Stanford Clean Slate CTO Summit

I attended the Stanford Clean Slate CTO Summit last week. It was a great event organized by Guru Parulkar. Here’s the agenda:

  • 12:00: State of Clean Slate — Nick McKeown, Stanford
  • 12:30:00pm: Software defined data center networking — Martin Casado, Nicira
  • 1:00: Role of OpenFlow in data center networking — Stephen Stuart, Google
  • 2:30: Data center networks are in my way — James Hamilton, Amazon
  • 3:00: Virtualization and Data Center Networking — Simon Crosby, Citrix
  • 3:30:RAMCloud: Scalable Datacenter Storage Entirely in DRAM — John Ousterhout, Stanford
  • 4:00: L2.5: Scalable and reliable packet delivery in data centers — Balaji Prabhakar, Stanford
  • 4:45: Panel: Challenges of Future Data Center Networking–Panelists, James Hamilton, Stephen Stuart, Andrew Lambeth (VMWare), Marc Kwiatkowski (Facebook)

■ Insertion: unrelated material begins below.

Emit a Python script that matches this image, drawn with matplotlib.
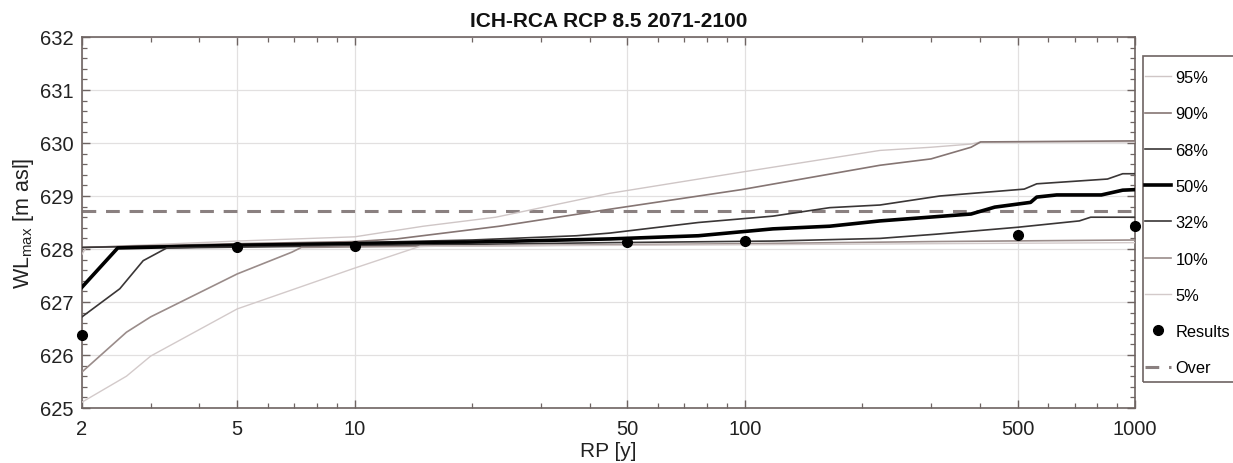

I presented Networks are in my Way. My basic premise is that networks are both expensive and poor power/performers. But, much more important, they are in the way of other even more important optimizations. Specifically, because most networks are heavily oversubscribed, the server workload placement problem ends up being seriously over-constrained. Server workloads need to be near storage, near app tiers, distant from redundant instances, near customer, and often on a specific subnet due to load balancer or VM migration restrictions. Getting networks out of the way so that servers can be even slightly better utilized will have considerably more impact than many direct gains achieved by optimizing networks.

Providing cheap 10Gibps to the host gets networks out of the way by enabling the hosting of many data intensive workloads such as data warehousing, analytics, commercial HPC, and MapReduce workloads. Simply providing more and cheaper bandwidth could potentially have more impact than many direct networking innovations.

Networking power/performance is unquestionably poor. I often refer to net gear as the SUV of the data center. However, the biggest gain in power efficiency that networks could enable isn’t in reducing networking power but in getting out of the way and allowing better server utilization. Networking is under 4% of the power consumption in a typical high-scale data center whereas severs are responsible for 44%. I’m arguing that the best networking power innovations are the ones that help make the use of servers more efficient.

Looking at networking cost, we see we actually do have a direct problem there. At scale, networking gear represents a full 18% of the cost of all infrastructure (shell, power, power distribution, mechanical systems, servers,& networking). For every $2.5 spend on servers, roughly $1 is spent on networking. Over time, the ratio of networking gear to servers continues to worsen. I look at this phenomena in more detail in It’s the Eco System Stupid where the commodity server ecosystem is compared to the to the current networking equipment ecosystem. In my view, the industry needs an competitive, multi-source networking hardware and software stack.

–jrh

James Hamilton

e: jrh@mvdirona.com

w: http://www.mvdirona.com

b: http://blog.mvdirona.com / http://perspectives.mvdirona.com

One comment on “Stanford Clean Slate CTO Summit
  1. Ken Bross says:

    From Ken Bross of Intel who was having trouble posting due to what is likely a software issue on my end:
    James,

    On the power/efficiency front, it’s important to have some sort of benchmark or metric that can be used to validate the efficiency of the network equipment. As network functions become more complex, it may become difficult to classify the efficiency of mixed functionality, but there are some metrics emerging for at least the simpler cases. In particular, ANSI/ATIS has released some telecom-related standards that may be of interest. Specifically:
    * General Requirements: http://www.atis.org/docstore/product.aspx?id=24547
    * Router and Ethernet Switch Requirements: http://www.atis.org/docstore/product.aspx?id=24667
    [Full disclosure: I participated in the development of these ANSI standards.]

    These standards should be applicable in the data center environment as much as in the central office environment (perhaps with the caveat that data center equipment needs the option of testing with AC power input). As data center operators seek to improve the energy efficiency of their data centers, I think metrics such as this will become more important, and leading networking equipment vendors will begin to highlight their equipment efficiency to discerning customers.